Adenosine Stress Test Side Effects
An adenosine stress test is done after a drug called adenosine is administered in the arm by IV. When adenosine is given, the body reacts like it is exercising. Pictures are taken with a specialized camera which will view blood as it flows to the heart. This type of test is performed by a nuclear medicine technologist who specializes in this type of procedure. As far as preparation for this test, the patient is not to drink any caffeinated products within 24 hours of taking the test. Certain medications are restricted as well and would be advised by the health care professional before taking the test. Following all instructions will prevent any possible side effects. The adenosine stress test lasts for about five hours. Pictures are taken during the test after the IV is actively flowing. Then, there is a resting period of up to 3 hours. After that rest, more pictures are taken to compare to the earlier ones.
The adenosine stress test is given when there is concern about the heart functioning properly. It will determine which part of the heart is not pumping the way it should be.

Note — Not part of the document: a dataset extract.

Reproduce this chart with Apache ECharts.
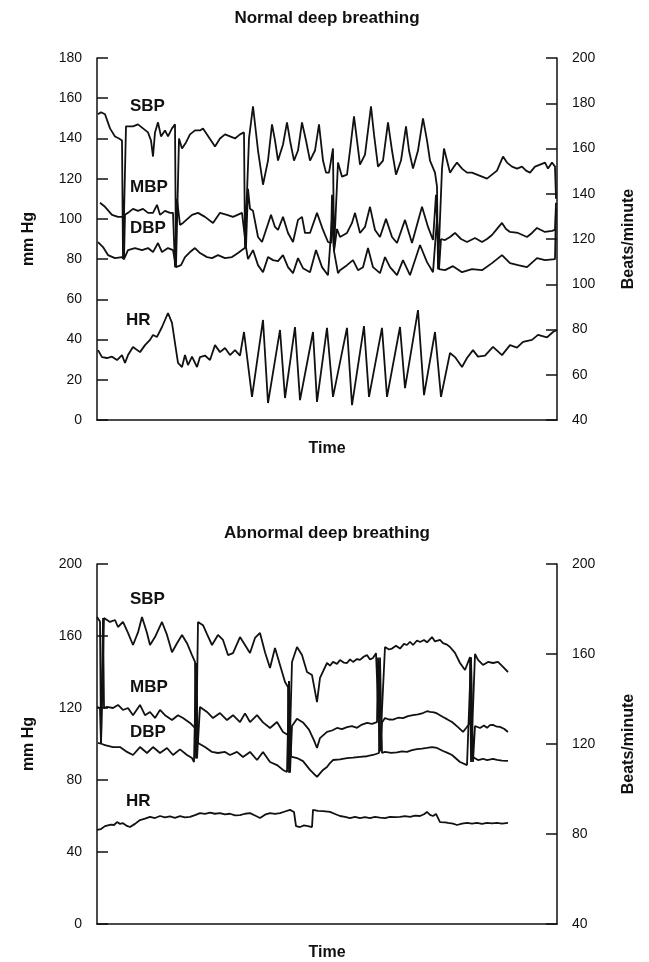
<!DOCTYPE html>
<html><head><meta charset="utf-8">
<script src="https://cdn.jsdelivr.net/npm/echarts@6/dist/echarts.min.js"></script>
<style>html,body{margin:0;padding:0;background:#fff}#c{width:649px;height:962px}</style>
</head><body><div id="c"></div>
<script>
// x = time units (0..460)
const topSBP = [[1,152],[4,153],[8,152],[13,145],[18,141],[22,140],[25,139],[26,80],[28,80],[29,146],[31,146],[36,146],[41,147],[46,145],[51,143],[54,139],[56,131],[58,143],[61,148],[64,141],[68,144],[71,141],[75,145],[78,147],[79,76],[81,76],[82,140],[85,135],[89,138],[93,142],[98,144],[103,144],[106,145],[110,142],[114,139],[118,136],[123,140],[128,142],[133,141],[138,140],[143,142],[147,143],[148,86],[150,86],[152,140],[156,156],[161,134],[166,117],[171,129],[175,147],[178,139],[181,129],[186,137],[190,148],[193,139],[197,129],[201,134],[205,148],[209,139],[213,129],[218,134],[222,147],[226,129],[229,123],[232,123],[236,135],[237,84],[239,84],[240,117],[241,128],[245,121],[250,122],[253,134],[257,151],[260,139],[263,127],[268,132],[274,156],[277,142],[281,126],[286,129],[291,148],[295,134],[299,122],[304,129],[309,146],[312,134],[316,125],[321,134],[326,150],[330,139],[333,129],[338,123],[340,116],[341,75],[343,75],[345,125],[347,135],[350,129],[353,123],[357,126],[360,128],[365,125],[370,123],[375,123],[380,122],[385,121],[390,120],[395,122],[400,124],[406,131],[410,128],[415,126],[420,125],[425,126],[429,124],[433,123],[438,126],[443,127],[448,128],[451,125],[455,128],[458,126],[459,110]];
const topMBP = [[3,108],[8,106],[15,102],[21,101],[26,101],[27,80],[28,102],[31,103],[36,105],[41,104],[46,105],[51,103],[56,103],[60,107],[63,102],[68,104],[73,103],[76,103],[78,76],[80,110],[83,97],[86,98],[95,102],[101,103],[108,101],[116,98],[123,103],[130,102],[136,101],[145,103],[147,103],[149,86],[151,115],[153,105],[156,104],[161,91],[165,88.5],[170,96],[174,102],[178,96],[181,94.5],[186,101],[191,93],[196,88.5],[201,99.5],[205,101],[208,93],[213,93],[220,103],[226,94.5],[231,88.5],[234,88],[235,112],[237,84],[240,95],[243,91],[250,93],[255,98],[258,103],[263,93],[268,96],[273,106],[278,94.5],[283,91],[289,100],[295,91],[300,88],[308,99.5],[315,88],[325,106],[331,96],[336,89.5],[338,89],[339,112],[342,75],[344,90],[348,89.5],[353,91],[358,93],[364,90],[370,88.5],[378,90.5],[385,88.5],[390,90],[395,92],[400,95],[405,98],[409,95],[413,93.5],[421,93],[430,91],[435,93],[440,95.5],[448,93.5],[455,94],[458,94.5],[459,108]];
const topDBP = [[1,88.5],[6,86],[11,82],[18,80.5],[25,81],[27,80],[31,84.5],[38,85.5],[45,84.5],[51,85.5],[56,83.5],[61,88],[65,83.5],[71,85.5],[76,84.5],[79,76],[84,77],[88,81],[93,83.5],[98,85.5],[103,83],[110,81],[115,80.5],[121,82],[128,80.5],[135,81],[141,83],[145,84.5],[147,84.5],[149,86],[151,80],[156,84.5],[161,77],[166,73.5],[171,81],[176,79.5],[181,79],[186,82],[191,76],[196,73],[201,80.5],[206,75.5],[213,73.5],[219,84.5],[225,76],[231,72],[233,72],[235,100],[237,84],[241,73],[243,74.5],[250,77],[256,79.5],[261,74.5],[266,76],[271,85.5],[276,76],[283,73],[288,81],[293,76],[300,72],[306,79.5],[313,72],[323,87],[330,78.5],[336,73.5],[338,73],[340,100],[342,75],[348,74.5],[356,76.5],[365,73.5],[375,75],[385,74.5],[395,78],[405,82],[413,78],[421,77],[430,76],[440,80.5],[448,79.5],[458,80],[459,105]];
const topHR = [[1,70.9],[5,67.8],[10,67.4],[15,68],[20,66.5],[25,68.7],[28,65.2],[31,68.7],[36,72.3],[43,70],[48,73.1],[53,75.4],[56,77.6],[60,76.7],[65,81.1],[68,84.2],[71,87.3],[75,82.9],[78,74],[81,65.2],[85,63.4],[88,68.7],[91,64.3],[95,68],[100,63.4],[103,67.8],[108,68.5],[113,66.5],[118,73.1],[123,70],[128,71.8],[133,68.7],[138,70.9],[143,68.5],[147,78.9],[155,50.2],[166,84.2],[171,47.5],[183,79.8],[188,49.7],[198,81.1],[203,48.8],[216,78.9],[220,48],[230,80.7],[236,50.2],[250,80.7],[255,46.6],[267,81.5],[272,50.2],[285,80.7],[290,50.2],[303,81.1],[308,54.1],[321,88.6],[327,51],[338,78.9],[344,50.2],[353,69.6],[358,67.8],[365,63.4],[370,67.4],[376,70.9],[381,68],[388,68.5],[396,72.3],[405,68.7],[413,73.1],[420,72],[426,74.5],[435,75.4],[441,77.6],[450,76.5],[456,78.9],[460,79.8]];

const botSBP = [[0,170.6],[3,168],[4,100],[6,100],[7,170],[8,170.6],[13,167.8],[18,168.9],[21,165],[26,167.8],[31,161.7],[36,155],[41,162],[45,170.6],[50,161.7],[53,155],[58,159.4],[65,167.8],[70,160.6],[75,151],[80,156],[85,160.6],[90,156],[95,149.4],[98,145.6],[99,92],[100,92],[101,167.8],[106,166],[110,161],[115,155],[121,160.6],[126,157.8],[131,149.4],[136,150.5],[143,159.4],[148,155],[153,150.6],[158,158.9],[163,161.7],[168,151],[173,142.2],[178,153.3],[183,143.9],[188,134.4],[191,131.7],[192,84],[193,84],[195,145.6],[200,153.9],[205,149.4],[210,140],[215,138.3],[220,123.3],[223,136.7],[230,145],[233,143.5],[236,145.6],[240,144.5],[243,146.7],[247,145.2],[250,145],[253,147],[256,145.6],[260,147.2],[263,146.7],[267,148.6],[270,149.4],[273,147],[276,147.8],[279,150.5],[281,149.4],[283,96],[285,96],[288,153.9],[292,152.5],[295,153],[299,154.6],[303,153],[307,155.6],[310,155],[313,156.8],[316,155],[320,157.5],[323,156.7],[327,157.8],[330,156.5],[335,159.4],[338,157],[340,156.5],[343,157.8],[346,156],[350,155.2],[353,153.9],[358,150.6],[363,145],[368,141.1],[373,148.3],[374,90],[376,90],[378,150],[381,146.7],[386,143.9],[391,145.6],[396,145],[401,145.6],[406,142.8],[411,140]];
const botMBP = [[0,120.6],[3,120],[4,100],[6,170],[7,120],[10,120.6],[16,120],[21,121.7],[26,118.9],[31,120],[36,116],[43,121.7],[48,116],[53,117.8],[58,114.5],[63,118.9],[68,116],[75,113.3],[81,116],[86,114.4],[93,111.7],[98,108.9],[99,145],[100,92],[103,120.6],[110,117.8],[116,114.4],[123,117.2],[130,113.3],[136,116],[143,112.2],[148,117],[153,112.2],[160,116],[166,112],[173,108.9],[180,112.2],[186,106.7],[191,105],[192,135],[193,84],[195,110],[200,114],[206,112],[212,108],[217,102],[220,97.8],[223,103.3],[230,106.7],[235,107.5],[240,108.9],[245,108.3],[250,109.4],[255,109.9],[260,109],[265,110.8],[270,111.7],[275,111.2],[280,112.2],[281,148],[283,96],[285,112],[288,114.4],[292,113.6],[296,113.5],[301,114.6],[306,114.4],[311,115.5],[316,116],[321,116.5],[326,117.2],[330,118.2],[333,117.8],[337,117.6],[340,117],[346,115],[350,113.8],[355,112.2],[361,109.4],[366,106.7],[373,111.7],[374,148],[376,90],[378,110],[383,108.9],[387,110.3],[390,109],[393,110.5],[396,110.6],[400,109.6],[403,109.5],[407,108.5],[411,106.7]];
const botDBP = [[1,100.6],[3,100],[5,100],[8,99.4],[16,98.3],[23,98.3],[30,95.6],[36,93.9],[43,98.3],[50,95],[56,98.3],[63,95],[70,97.8],[76,93.9],[83,97],[90,93.9],[95,92.2],[97,90],[99,145],[101,100.6],[108,98.3],[115,95.6],[121,95],[128,95.6],[133,93.9],[140,95.6],[146,92.8],[153,95.6],[160,91.1],[166,95.6],[173,90],[180,88.3],[186,85.6],[190,84.4],[192,135],[194,93],[195,93.9],[200,92.2],[206,90.5],[213,85.6],[220,81.7],[226,85.6],[230,87.2],[233,89.4],[236,91.1],[243,91.5],[250,92.2],[256,92.4],[263,92.8],[270,93.2],[276,93.9],[282,95],[283,148],[285,95],[288,95.6],[294,95.1],[300,95.3],[305,95.9],[310,95.6],[315,96.6],[320,97.2],[325,97.4],[330,97.8],[335,98.3],[340,97.8],[346,96.1],[350,95.2],[355,93.9],[363,90],[370,88.3],[374,148],[375,93],[381,91.1],[386,91.8],[390,91.1],[396,91.8],[400,91.2],[405,90.8],[411,90.6]];
const botHR = [[0,81.8],[4,82.2],[8,83.5],[10,83.1],[14,84.2],[17,84],[20,85.3],[23,84.5],[26,84.8],[30,83.6],[33,83.1],[38,84.5],[43,86.2],[48,86.8],[53,87.6],[58,87.1],[63,88],[68,87.4],[73,87.8],[78,87.2],[83,87.9],[88,87.4],[93,87.6],[98,88.4],[103,89.3],[108,88.9],[113,89.5],[118,89],[123,89.3],[128,88.7],[133,89],[138,88.3],[143,88.4],[148,89],[153,89.3],[158,88.2],[163,87.1],[168,88.6],[173,89.3],[178,88.9],[183,89.3],[188,90],[193,90.7],[197,89.8],[199,83.5],[203,83.1],[207,83.8],[211,83.5],[215,83.1],[216,90.7],[221,90.3],[226,90.2],[233,89.8],[238,88.9],[243,88],[248,87.6],[253,87.1],[258,87.6],[263,87.1],[268,87.5],[273,87.1],[278,87.6],[283,87.3],[288,87.1],[293,87.6],[298,87.5],[303,87.6],[308,87.9],[313,87.6],[318,88.2],[323,88],[327,88.8],[330,89.8],[333,88.5],[336,88],[339,88.9],[341,89.3],[343,85.3],[348,85.2],[351,84.9],[356,84.6],[360,84],[365,84.6],[370,84.9],[375,84.6],[380,84.9],[385,84.5],[390,84.9],[395,84.7],[400,84.9],[405,84.6],[411,84.9]];

const topLeftTicks = {min:0, max:180, interval:20};
const topRightTicks = {min:40, max:200, interval:20};
const botLeftTicks = {min:0, max:200, interval:40};
const botRightTicks = {min:40, max:200, interval:40};
const titles = ['Normal deep breathing','Abnormal deep breathing'];
const seriesNames = ['SBP','MBP','DBP','HR'];

const FONT = '"Liberation Sans", Arial, Helvetica, sans-serif';
const INK = '#111';
const chart = echarts.init(document.getElementById('c'), null, {renderer:'canvas'});

function yAx(gi, t, name, pos){
  return {
    type:'value', gridIndex:gi, position:pos, min:t.min, max:t.max, interval:t.interval,
    name:name, nameLocation:'middle', nameRotate:90, nameGap: pos==='left'?60:64,
    nameTextStyle:{fontFamily:FONT, fontWeight:'bold', fontSize:16, color:INK},
    axisLine:{show:true, lineStyle:{color:INK, width:1.5}},
    axisTick:{show:true, inside:true, length:11, lineStyle:{color:INK, width:1.5}},
    axisLabel:{fontFamily:FONT, fontSize:14, color:INK, margin:15},
    splitLine:{show:false}
  };
}
function xAx(gi, gap){
  return {type:'value', gridIndex:gi, min:0, max:460,
    name:'Time', nameLocation:'middle', nameGap:gap,
    nameTextStyle:{fontFamily:FONT, fontWeight:'bold', fontSize:16, color:INK},
    axisLine:{show:true, onZero:false, lineStyle:{color:INK, width:1.5}},
    axisTick:{show:false}, axisLabel:{show:false}, splitLine:{show:false}};
}
function ser(data, xi, yi){
  return {type:'line', xAxisIndex:xi, yAxisIndex:yi, data:data, showSymbol:false, symbol:'none',
    lineStyle:{color:INK, width:1.8}, silent:true, animation:false};
}
function lbl(text, x, y){
  return {type:'text', left:x, top:y, style:{text:text, font:'bold 17px '+FONT, fill:INK}};
}
function ttl(text, y){
  return {type:'text', x:327, y:y, style:{text:text, font:'bold 17px '+FONT, fill:INK, textAlign:'center', textVerticalAlign:'middle'}};
}

chart.setOption({
  animation:false,
  grid:[{left:97, top:58, width:460, height:362},{left:97, top:564, width:460, height:360}],
  xAxis:[xAx(0,21), xAx(1,21)],
  yAxis:[yAx(0,topLeftTicks,'mm Hg','left'), yAx(0,topRightTicks,'Beats/minute','right'),
         yAx(1,botLeftTicks,'mm Hg','left'), yAx(1,botRightTicks,'Beats/minute','right')],
  series:[ser(topSBP,0,0), ser(topMBP,0,0), ser(topDBP,0,0), ser(topHR,0,1),
          ser(botSBP,1,2), ser(botMBP,1,2), ser(botDBP,1,2), ser(botHR,1,3)],
  graphic:[
    ttl(titles[0], 18), ttl(titles[1], 533),
    lbl(seriesNames[0],130,98), lbl(seriesNames[1],130,179), lbl(seriesNames[2],130,220), lbl(seriesNames[3],126,312),
    lbl(seriesNames[0],130,591), lbl(seriesNames[1],130,679), lbl(seriesNames[2],130,724), lbl(seriesNames[3],126,793)
  ]
});
</script></body></html>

When there are symptoms of congestive heart failure, often times a nuclear stress like this one will be given. Cholesterol readings in the higher level along with other symptoms of heart failure or other heart issues will warrant a stress test as well. An adenosine cardiolite stress test is usually given to those unable walk on a treadmill or exercise for a stress test. During an adenosine stress test, the technologist is searching for blockages, and for where removing plaque from arteries will benefit the future heart function of the patient.
Stress test with adenosine administered has few side effects if any. Whatever side effects are experienced are the effects from the adenosine drug itself. Although highly unlikely, a patient may feel the need to breathe heavier, chest pain, a flushed or nauseous feeling, or headache.